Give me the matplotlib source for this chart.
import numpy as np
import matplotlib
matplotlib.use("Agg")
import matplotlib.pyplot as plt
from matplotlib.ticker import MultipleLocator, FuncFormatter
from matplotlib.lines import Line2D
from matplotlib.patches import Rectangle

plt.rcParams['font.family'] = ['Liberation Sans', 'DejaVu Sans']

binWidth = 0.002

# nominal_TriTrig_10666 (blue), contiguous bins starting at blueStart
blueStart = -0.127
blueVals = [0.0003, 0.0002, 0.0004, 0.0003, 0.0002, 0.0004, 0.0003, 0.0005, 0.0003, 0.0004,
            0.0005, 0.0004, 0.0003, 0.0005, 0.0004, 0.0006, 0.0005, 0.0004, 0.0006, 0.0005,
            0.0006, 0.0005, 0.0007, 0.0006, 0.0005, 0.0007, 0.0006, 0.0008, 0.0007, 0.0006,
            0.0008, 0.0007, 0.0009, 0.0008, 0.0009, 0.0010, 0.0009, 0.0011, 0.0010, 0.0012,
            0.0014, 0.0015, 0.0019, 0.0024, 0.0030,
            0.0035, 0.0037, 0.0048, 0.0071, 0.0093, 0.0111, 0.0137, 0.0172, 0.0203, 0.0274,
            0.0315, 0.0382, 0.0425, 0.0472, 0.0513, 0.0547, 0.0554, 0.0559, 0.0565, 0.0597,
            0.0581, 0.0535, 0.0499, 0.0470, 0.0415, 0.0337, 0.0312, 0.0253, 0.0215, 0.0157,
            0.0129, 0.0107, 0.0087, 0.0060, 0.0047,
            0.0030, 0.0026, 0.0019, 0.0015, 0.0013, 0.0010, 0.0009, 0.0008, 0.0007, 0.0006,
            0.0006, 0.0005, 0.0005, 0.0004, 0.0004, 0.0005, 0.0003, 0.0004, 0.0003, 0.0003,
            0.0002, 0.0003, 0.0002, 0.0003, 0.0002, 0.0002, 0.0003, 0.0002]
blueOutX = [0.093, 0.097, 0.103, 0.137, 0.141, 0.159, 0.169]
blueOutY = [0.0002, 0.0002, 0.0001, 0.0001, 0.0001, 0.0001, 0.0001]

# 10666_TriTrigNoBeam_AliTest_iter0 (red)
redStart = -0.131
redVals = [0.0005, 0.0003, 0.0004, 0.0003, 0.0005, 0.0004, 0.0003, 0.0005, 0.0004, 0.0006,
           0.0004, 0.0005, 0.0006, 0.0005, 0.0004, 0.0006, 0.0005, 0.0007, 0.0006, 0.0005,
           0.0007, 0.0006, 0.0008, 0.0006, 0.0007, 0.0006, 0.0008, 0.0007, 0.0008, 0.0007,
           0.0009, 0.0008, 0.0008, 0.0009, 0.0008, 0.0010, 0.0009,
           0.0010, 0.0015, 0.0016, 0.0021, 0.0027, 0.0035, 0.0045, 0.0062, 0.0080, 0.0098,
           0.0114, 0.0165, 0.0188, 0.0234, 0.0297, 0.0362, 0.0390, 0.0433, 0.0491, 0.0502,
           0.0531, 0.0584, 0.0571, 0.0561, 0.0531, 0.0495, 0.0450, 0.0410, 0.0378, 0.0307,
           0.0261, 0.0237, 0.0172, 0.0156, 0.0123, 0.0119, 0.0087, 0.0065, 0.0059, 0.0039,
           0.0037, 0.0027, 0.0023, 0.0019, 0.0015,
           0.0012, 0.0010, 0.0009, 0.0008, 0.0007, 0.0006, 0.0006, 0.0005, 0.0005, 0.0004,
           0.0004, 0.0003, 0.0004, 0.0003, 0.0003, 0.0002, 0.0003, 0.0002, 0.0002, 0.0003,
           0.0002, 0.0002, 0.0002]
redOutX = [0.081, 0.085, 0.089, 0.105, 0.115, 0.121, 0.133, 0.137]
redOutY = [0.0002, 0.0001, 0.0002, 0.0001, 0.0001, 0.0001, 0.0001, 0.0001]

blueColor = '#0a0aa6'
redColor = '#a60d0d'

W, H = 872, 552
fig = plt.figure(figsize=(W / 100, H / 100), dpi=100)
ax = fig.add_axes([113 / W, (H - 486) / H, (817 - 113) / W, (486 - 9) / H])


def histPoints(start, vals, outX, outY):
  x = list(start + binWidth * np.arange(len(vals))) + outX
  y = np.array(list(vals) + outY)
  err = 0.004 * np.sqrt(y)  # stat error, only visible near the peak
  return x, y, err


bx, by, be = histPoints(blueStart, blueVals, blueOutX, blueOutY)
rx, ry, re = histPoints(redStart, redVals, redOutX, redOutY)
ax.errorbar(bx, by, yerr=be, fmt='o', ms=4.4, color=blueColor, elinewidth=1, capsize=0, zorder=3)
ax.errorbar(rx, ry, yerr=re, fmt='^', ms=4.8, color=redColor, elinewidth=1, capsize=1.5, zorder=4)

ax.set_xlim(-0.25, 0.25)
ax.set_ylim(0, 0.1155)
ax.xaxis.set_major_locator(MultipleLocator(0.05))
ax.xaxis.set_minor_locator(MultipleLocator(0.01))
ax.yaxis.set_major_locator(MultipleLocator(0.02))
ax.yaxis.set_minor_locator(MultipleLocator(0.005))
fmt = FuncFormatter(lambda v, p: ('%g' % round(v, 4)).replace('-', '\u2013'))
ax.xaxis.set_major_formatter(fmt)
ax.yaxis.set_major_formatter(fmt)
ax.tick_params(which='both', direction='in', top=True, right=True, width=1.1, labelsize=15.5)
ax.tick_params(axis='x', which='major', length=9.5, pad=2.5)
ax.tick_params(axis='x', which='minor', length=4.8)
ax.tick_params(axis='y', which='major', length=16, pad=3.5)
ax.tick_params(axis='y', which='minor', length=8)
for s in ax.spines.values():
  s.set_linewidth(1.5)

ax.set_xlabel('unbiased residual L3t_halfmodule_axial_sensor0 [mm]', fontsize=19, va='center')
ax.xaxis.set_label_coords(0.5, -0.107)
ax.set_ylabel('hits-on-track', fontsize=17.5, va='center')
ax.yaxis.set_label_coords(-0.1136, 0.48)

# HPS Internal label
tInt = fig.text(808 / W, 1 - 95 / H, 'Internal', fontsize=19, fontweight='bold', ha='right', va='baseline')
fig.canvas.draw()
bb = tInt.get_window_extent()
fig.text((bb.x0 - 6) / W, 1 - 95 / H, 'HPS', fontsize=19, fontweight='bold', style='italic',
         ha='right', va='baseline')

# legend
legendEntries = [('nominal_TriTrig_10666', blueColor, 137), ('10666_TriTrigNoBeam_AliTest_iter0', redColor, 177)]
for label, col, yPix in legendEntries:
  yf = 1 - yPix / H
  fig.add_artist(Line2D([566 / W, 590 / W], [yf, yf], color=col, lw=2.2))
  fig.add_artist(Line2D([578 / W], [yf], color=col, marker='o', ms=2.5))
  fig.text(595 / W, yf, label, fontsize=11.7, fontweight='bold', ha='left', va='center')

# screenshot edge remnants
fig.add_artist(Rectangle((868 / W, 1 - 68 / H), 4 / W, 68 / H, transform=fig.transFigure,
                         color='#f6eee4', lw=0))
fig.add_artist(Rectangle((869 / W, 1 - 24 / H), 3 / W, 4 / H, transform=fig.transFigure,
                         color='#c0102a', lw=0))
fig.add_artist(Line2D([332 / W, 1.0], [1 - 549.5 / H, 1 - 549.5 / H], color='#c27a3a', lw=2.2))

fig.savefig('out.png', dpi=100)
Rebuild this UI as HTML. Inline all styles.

**WHAT TO DO**. Repeat the data above exactly.

**COMPLETE ANSWER**.
Give me the matplotlib source for this chart.
import numpy as np
import matplotlib
matplotlib.use("Agg")
import matplotlib.pyplot as plt
from matplotlib.ticker import MultipleLocator, FuncFormatter
from matplotlib.lines import Line2D
from matplotlib.patches import Rectangle

plt.rcParams['font.family'] = ['Liberation Sans', 'DejaVu Sans']

binWidth = 0.002

# nominal_TriTrig_10666 (blue), contiguous bins starting at blueStart
blueStart = -0.127
blueVals = [0.0003, 0.0002, 0.0004, 0.0003, 0.0002, 0.0004, 0.0003, 0.0005, 0.0003, 0.0004,
            0.0005, 0.0004, 0.0003, 0.0005, 0.0004, 0.0006, 0.0005, 0.0004, 0.0006, 0.0005,
            0.0006, 0.0005, 0.0007, 0.0006, 0.0005, 0.0007, 0.0006, 0.0008, 0.0007, 0.0006,
            0.0008, 0.0007, 0.0009, 0.0008, 0.0009, 0.0010, 0.0009, 0.0011, 0.0010, 0.0012,
            0.0014, 0.0015, 0.0019, 0.0024, 0.0030,
            0.0035, 0.0037, 0.0048, 0.0071, 0.0093, 0.0111, 0.0137, 0.0172, 0.0203, 0.0274,
            0.0315, 0.0382, 0.0425, 0.0472, 0.0513, 0.0547, 0.0554, 0.0559, 0.0565, 0.0597,
            0.0581, 0.0535, 0.0499, 0.0470, 0.0415, 0.0337, 0.0312, 0.0253, 0.0215, 0.0157,
            0.0129, 0.0107, 0.0087, 0.0060, 0.0047,
            0.0030, 0.0026, 0.0019, 0.0015, 0.0013, 0.0010, 0.0009, 0.0008, 0.0007, 0.0006,
            0.0006, 0.0005, 0.0005, 0.0004, 0.0004, 0.0005, 0.0003, 0.0004, 0.0003, 0.0003,
            0.0002, 0.0003, 0.0002, 0.0003, 0.0002, 0.0002, 0.0003, 0.0002]
blueOutX = [0.093, 0.097, 0.103, 0.137, 0.141, 0.159, 0.169]
blueOutY = [0.0002, 0.0002, 0.0001, 0.0001, 0.0001, 0.0001, 0.0001]

# 10666_TriTrigNoBeam_AliTest_iter0 (red)
redStart = -0.131
redVals = [0.0005, 0.0003, 0.0004, 0.0003, 0.0005, 0.0004, 0.0003, 0.0005, 0.0004, 0.0006,
           0.0004, 0.0005, 0.0006, 0.0005, 0.0004, 0.0006, 0.0005, 0.0007, 0.0006, 0.0005,
           0.0007, 0.0006, 0.0008, 0.0006, 0.0007, 0.0006, 0.0008, 0.0007, 0.0008, 0.0007,
           0.0009, 0.0008, 0.0008, 0.0009, 0.0008, 0.0010, 0.0009,
           0.0010, 0.0015, 0.0016, 0.0021, 0.0027, 0.0035, 0.0045, 0.0062, 0.0080, 0.0098,
           0.0114, 0.0165, 0.0188, 0.0234, 0.0297, 0.0362, 0.0390, 0.0433, 0.0491, 0.0502,
           0.0531, 0.0584, 0.0571, 0.0561, 0.0531, 0.0495, 0.0450, 0.0410, 0.0378, 0.0307,
           0.0261, 0.0237, 0.0172, 0.0156, 0.0123, 0.0119, 0.0087, 0.0065, 0.0059, 0.0039,
           0.0037, 0.0027, 0.0023, 0.0019, 0.0015,
           0.0012, 0.0010, 0.0009, 0.0008, 0.0007, 0.0006, 0.0006, 0.0005, 0.0005, 0.0004,
           0.0004, 0.0003, 0.0004, 0.0003, 0.0003, 0.0002, 0.0003, 0.0002, 0.0002, 0.0003,
           0.0002, 0.0002, 0.0002]
redOutX = [0.081, 0.085, 0.089, 0.105, 0.115, 0.121, 0.133, 0.137]
redOutY = [0.0002, 0.0001, 0.0002, 0.0001, 0.0001, 0.0001, 0.0001, 0.0001]

blueColor = '#0a0aa6'
redColor = '#a60d0d'

W, H = 872, 552
fig = plt.figure(figsize=(W / 100, H / 100), dpi=100)
ax = fig.add_axes([113 / W, (H - 486) / H, (817 - 113) / W, (486 - 9) / H])


def histPoints(start, vals, outX, outY):
  x = list(start + binWidth * np.arange(len(vals))) + outX
  y = np.array(list(vals) + outY)
  err = 0.004 * np.sqrt(y)  # stat error, only visible near the peak
  return x, y, err


bx, by, be = histPoints(blueStart, blueVals, blueOutX, blueOutY)
rx, ry, re = histPoints(redStart, redVals, redOutX, redOutY)
ax.errorbar(bx, by, yerr=be, fmt='o', ms=4.4, color=blueColor, elinewidth=1, capsize=0, zorder=3)
ax.errorbar(rx, ry, yerr=re, fmt='^', ms=4.8, color=redColor, elinewidth=1, capsize=1.5, zorder=4)

ax.set_xlim(-0.25, 0.25)
ax.set_ylim(0, 0.1155)
ax.xaxis.set_major_locator(MultipleLocator(0.05))
ax.xaxis.set_minor_locator(MultipleLocator(0.01))
ax.yaxis.set_major_locator(MultipleLocator(0.02))
ax.yaxis.set_minor_locator(MultipleLocator(0.005))
fmt = FuncFormatter(lambda v, p: ('%g' % round(v, 4)).replace('-', '\u2013'))
ax.xaxis.set_major_formatter(fmt)
ax.yaxis.set_major_formatter(fmt)
ax.tick_params(which='both', direction='in', top=True, right=True, width=1.1, labelsize=15.5)
ax.tick_params(axis='x', which='major', length=9.5, pad=2.5)
ax.tick_params(axis='x', which='minor', length=4.8)
ax.tick_params(axis='y', which='major', length=16, pad=3.5)
ax.tick_params(axis='y', which='minor', length=8)
for s in ax.spines.values():
  s.set_linewidth(1.5)

ax.set_xlabel('unbiased residual L3t_halfmodule_axial_sensor0 [mm]', fontsize=19, va='center')
ax.xaxis.set_label_coords(0.5, -0.107)
ax.set_ylabel('hits-on-track', fontsize=17.5, va='center')
ax.yaxis.set_label_coords(-0.1136, 0.48)

# HPS Internal label
tInt = fig.text(808 / W, 1 - 95 / H, 'Internal', fontsize=19, fontweight='bold', ha='right', va='baseline')
fig.canvas.draw()
bb = tInt.get_window_extent()
fig.text((bb.x0 - 6) / W, 1 - 95 / H, 'HPS', fontsize=19, fontweight='bold', style='italic',
         ha='right', va='baseline')

# legend
legendEntries = [('nominal_TriTrig_10666', blueColor, 137), ('10666_TriTrigNoBeam_AliTest_iter0', redColor, 177)]
for label, col, yPix in legendEntries:
  yf = 1 - yPix / H
  fig.add_artist(Line2D([566 / W, 590 / W], [yf, yf], color=col, lw=2.2))
  fig.add_artist(Line2D([578 / W], [yf], color=col, marker='o', ms=2.5))
  fig.text(595 / W, yf, label, fontsize=11.7, fontweight='bold', ha='left', va='center')

# screenshot edge remnants
fig.add_artist(Rectangle((868 / W, 1 - 68 / H), 4 / W, 68 / H, transform=fig.transFigure,
                         color='#f6eee4', lw=0))
fig.add_artist(Rectangle((869 / W, 1 - 24 / H), 3 / W, 4 / H, transform=fig.transFigure,
                         color='#c0102a', lw=0))
fig.add_artist(Line2D([332 / W, 1.0], [1 - 549.5 / H, 1 - 549.5 / H], color='#c27a3a', lw=2.2))

fig.savefig('out.png', dpi=100)
Rebuild this UI as HTML. Inline all styles.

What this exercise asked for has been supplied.